Serhii Radchenko from the village of Makariv is 70 years old. Despite his age, he and his neighbors were forced to independently repair the roof and restore order in the house that had been damaged by Russian shelling. He says the apartment still floods, and sometimes he has to pick out 15 buckets of water.

They wobble if you stand on these slabs [on the roof]. You can imagine how we walked in the first days: you walk, your legs shake, and you think you will fall through.

I live with my wife, the children have their own home, and there are grandchildren. My son called at night when the war began. “Dad, war!” My wife and I got together. I have a garage nearby, about 300 meters away. We lived in the garage until the fifth; on the fifth, we left for the Bohuslavskyi district, the village of Chaiky. The Russians had already started shelling the houses, and on the 5 March, the shelling was so bad it was scary. We were forced to flee.

Serhii Radchenko, urban-type settlement Makariv, Kiev Region

Something was whistling, buzzing, shooting. The bridge was already wrecked, but the house was still intact. I got a call in March, and they said the garages had burned down. The flames did not reach my garage. I’m lucky. I was fortunate with the apartment because my apartment is on the other side, so it wasn’t hit. Shells were flying around... They [the Russians] were in Makovychy and Makariv. They lived there in a four-story building.

We returned on 24 April or 26th. A neighbor called: “Serhii, come, everything is leaking, we can’t cope without you.” And we returned home. Two days later, we began to restore order, cutting down trees near the house and mending the roof to protect what was left.

This is what the technical floor of the high-rise building where Serhii lives looks like now

Many shells flew in and destroyed the stairs in the house. Our staircase is intact, but there are no apartments left. There was nothing at all. Nothing! Everything burned out. Finally, they started to clear the rubble. When dismantling it, they used such equipment that we feared the house would collapse. Everything was shaking, but they carried out an examination and said that the house was still subject to repair and they would continue to build it. But when?

The roof of the house burned down. Fully! There is no roof at all. The roofing felt burned out. We have lived like that for almost two years and constantly get cold showers.

This is what the roof of the house looked like in April 2022.

There used to be a hip roof, like the one in the next building. And now we patched everything up with roofing felt. Here, we put two or three layers of roofing material, and it holds at least a little, but when it rains, it flows.

We do everything on our own. I just got off the roof yesterday. I am 70 years old, and I’ve been patching the roof with my hands. No one else can do it. My entrance is like this — only girls, women without men. We have to do everything ourselves.

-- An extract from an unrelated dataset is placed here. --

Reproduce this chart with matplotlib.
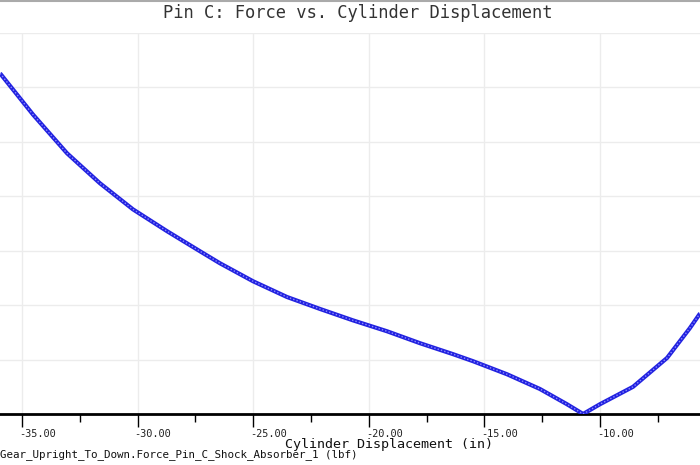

Russians were everywhere, including in the surrounding villages. I have neighbors whose house in the village burned down. Here, an apartment burned down, and a garage burned down. They have nothing else. This is how people live. I’m alive and well; the apartment is intact; it’s just flooding. I don’t have any compensation, just water flowing on my head. I live on the first floor and fill 15 buckets! Not liters, but 15 buckets. This is the truth.